## TASK BRIEF
Transcribe every line exactly. Leave the pictures behind.

## DATA SEGMENT
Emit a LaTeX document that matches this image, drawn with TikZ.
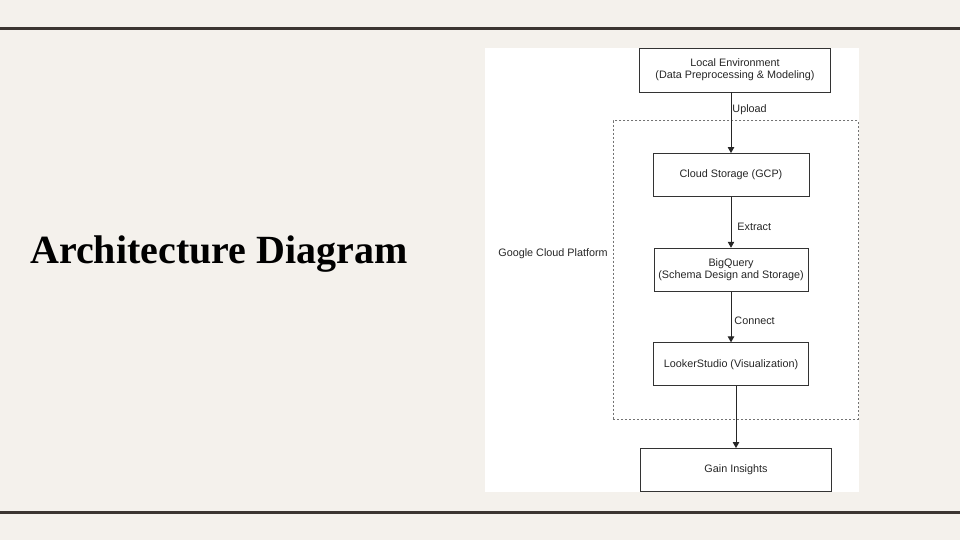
\documentclass[tikz,border=0pt]{standalone}
\usepackage{fontspec}
\setmainfont{Liberation Serif}
\newfontfamily\arialfont{Liberation Sans}
\usepackage{tikz}
\usetikzlibrary{arrows.meta,positioning,calc}
\definecolor{slidebg}{HTML}{F4F1EC}
\definecolor{rulebrown}{HTML}{3B3531}

\begin{document}
\begin{tikzpicture}[x=1pt, y=-1pt,
      box/.style={draw=black!80, line width=0.9pt, fill=white, align=center, inner sep=0pt,
        font=\arialfont\fontsize{10.8}{11.6}\selectfont, text=black!85},
      lbl/.style={font=\arialfont\fontsize{10.8}{12}\selectfont, text=black!85, anchor=west, inner sep=1pt},
      flow/.style={draw=black!85, line width=0.9pt, -{Triangle[length=6pt,width=6.5pt]}}]
  \fill[slidebg] (0,0) rectangle (960,540);
  \useasboundingbox (0,0) rectangle (960,540);
  \fill[rulebrown] (0,27) rectangle (960,30);
  \fill[rulebrown] (0,511) rectangle (960,514);
  \node[font=\bfseries\fontsize{40}{44}\selectfont, anchor=base west, inner sep=0pt] (title) at (30,263) {Architecture Diagram};
  \fill[white] (485,48) rectangle (859,492);
  % dotted frame round the cloud part
  \node[draw=black!55, dash pattern=on 2pt off 2pt, line width=0.9pt, minimum width=244.7pt, minimum height=298.6pt, inner sep=0pt] (gcp) at (735.65,270) {};
  \node[lbl, anchor=east] (gcplabel) at ([xshift=-4pt, yshift=16pt]gcp.west) {Google Cloud Platform};
  \node[box, minimum width=191pt, minimum height=44pt] (local) at (735,70) {Local Environment\\(Data Preprocessing \& Modeling)};
  \node[box, minimum width=156pt, minimum height=43pt] (storage) at (731,175) {Cloud Storage (GCP)};
  \node[box, minimum width=154pt, minimum height=43pt] (bigquery) at (731,269.7) {BigQuery\\(Schema Design and Storage)};
  \node[box, minimum width=155pt, minimum height=43pt] (looker) at (731,364.3) {LookerStudio (Visualization)};
  \node[box, minimum width=191pt, minimum height=43pt] (insights) at (736,470) {Gain Insights};
  \draw[flow] (storage.north |- local.south) -- node[lbl, pos=0.28] (upload) {Upload} (storage.north);
  \draw[flow] (storage.south) -- node[lbl, pos=0.58, xshift=5pt] (extract) {Extract} (bigquery.north);
  \draw[flow] (bigquery.south) -- node[lbl, pos=0.57, xshift=2pt] (connect) {Connect} (looker.north);
  \draw[flow] (insights.north |- looker.south) -- (insights.north);
\end{tikzpicture}
\end{document}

## SOLUTION TO THIS EXERCISE
Emit a LaTeX document that matches this image, drawn with TikZ.
\documentclass[tikz,border=0pt]{standalone}
\usepackage{fontspec}
\setmainfont{Liberation Serif}
\newfontfamily\arialfont{Liberation Sans}
\usepackage{tikz}
\usetikzlibrary{arrows.meta,positioning,calc}
\definecolor{slidebg}{HTML}{F4F1EC}
\definecolor{rulebrown}{HTML}{3B3531}

\begin{document}
\begin{tikzpicture}[x=1pt, y=-1pt,
      box/.style={draw=black!80, line width=0.9pt, fill=white, align=center, inner sep=0pt,
        font=\arialfont\fontsize{10.8}{11.6}\selectfont, text=black!85},
      lbl/.style={font=\arialfont\fontsize{10.8}{12}\selectfont, text=black!85, anchor=west, inner sep=1pt},
      flow/.style={draw=black!85, line width=0.9pt, -{Triangle[length=6pt,width=6.5pt]}}]
  \fill[slidebg] (0,0) rectangle (960,540);
  \useasboundingbox (0,0) rectangle (960,540);
  \fill[rulebrown] (0,27) rectangle (960,30);
  \fill[rulebrown] (0,511) rectangle (960,514);
  \node[font=\bfseries\fontsize{40}{44}\selectfont, anchor=base west, inner sep=0pt] (title) at (30,263) {Architecture Diagram};
  \fill[white] (485,48) rectangle (859,492);
  % dotted frame round the cloud part
  \node[draw=black!55, dash pattern=on 2pt off 2pt, line width=0.9pt, minimum width=244.7pt, minimum height=298.6pt, inner sep=0pt] (gcp) at (735.65,270) {};
  \node[lbl, anchor=east] (gcplabel) at ([xshift=-4pt, yshift=16pt]gcp.west) {Google Cloud Platform};
  \node[box, minimum width=191pt, minimum height=44pt] (local) at (735,70) {Local Environment\\(Data Preprocessing \& Modeling)};
  \node[box, minimum width=156pt, minimum height=43pt] (storage) at (731,175) {Cloud Storage (GCP)};
  \node[box, minimum width=154pt, minimum height=43pt] (bigquery) at (731,269.7) {BigQuery\\(Schema Design and Storage)};
  \node[box, minimum width=155pt, minimum height=43pt] (looker) at (731,364.3) {LookerStudio (Visualization)};
  \node[box, minimum width=191pt, minimum height=43pt] (insights) at (736,470) {Gain Insights};
  \draw[flow] (storage.north |- local.south) -- node[lbl, pos=0.28] (upload) {Upload} (storage.north);
  \draw[flow] (storage.south) -- node[lbl, pos=0.58, xshift=5pt] (extract) {Extract} (bigquery.north);
  \draw[flow] (bigquery.south) -- node[lbl, pos=0.57, xshift=2pt] (connect) {Connect} (looker.north);
  \draw[flow] (insights.north |- looker.south) -- (insights.north);
\end{tikzpicture}
\end{document}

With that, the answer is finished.